Después del dramático episodio, tenía claro que no podía permanecer
más en esa casa, y dado que su tío influyó en la fundación del convento
de clausura de las Agustinas Descalzas de la Purísima Concepción y San
José, determinó ingresar con ellas. No lo consiguió a la primera, pero
sí después de tenaz perseverancia en su empeño. Al no tener formación,
entró como hermana lega. Su misión en la clausura no podía ser otra que
la que ella conocía bien: las tareas domésticas de diversa índole. Y las
realizó con el espíritu encomiable que brotaba de su estado de oración
continua. Era obediente y dispuesta, y estaba adornada con la virtud de
la inocencia. Por esa razón, al profesar le dieron el nombre de Josefa
María de santa Inés, la candorosa mártir de los primeros siglos. Sus
hermanas de comunidad se referían a ella como «la niña». En su oración
tenía presentes las necesidades que muchos le encomendaban, rezaba por
las almas del purgatorio y ofrecía sus penitencias por los demás.

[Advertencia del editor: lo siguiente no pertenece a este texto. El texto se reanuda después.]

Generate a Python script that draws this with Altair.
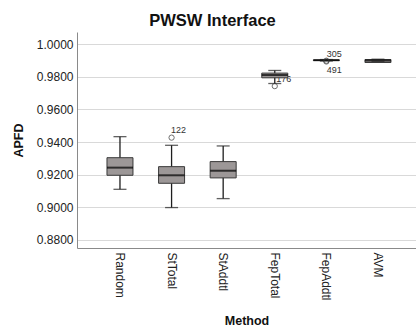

Al no saber leer ni escribir, le solicitaron al prelado que le
permitiese asistir al coro sin más pretensiones, ya que no podía formar
parte de él. El obispo dio su autorización, pero entonces las religiosas
descubrieron en ella otro sorprendente prodigio. Vieron que podía
cantar las oraciones del Salterio maravillosamente sin desentonar y con
una belleza admirable en su voz con tan solo contemplar la estampa de un
Ecce Homo que divisaba desde el ángulo del coro en el que se situaba. Y
es que, a lo largo de su vida frecuentemente tuvo éxtasis y
revelaciones. Numerosas personas principales del lugar acudían a recabar
su versado juicio confiándole problemas que les acuciaban. El director
espiritual que la asistía, manifestó: «Tratada en cosas
tocantes a lo del mundo, parecía no tener uso de razón ni discurso; pero
en punto de virtud y perfección discurría como un santo Tomás y
aconsejaba como un san Pablo». A fin de cuentas, esto es lo único
que importa. Las sabidurías de este mundo, en palabras paulinas, son
necedades a los ojos de Dios (1Cor 3, 18-9). Josefa murió a los 71 años
el 21 de enero de 1696. Su cuerpo incorrupto desapareció al estallar la
Guerra Civil española en 1936, aunque se conservan algunos de sus restos
en el monasterio de Benigànim donde se produjo su fallecimiento. Fue
beatificada por León XIII el 26 de febrero de 1888.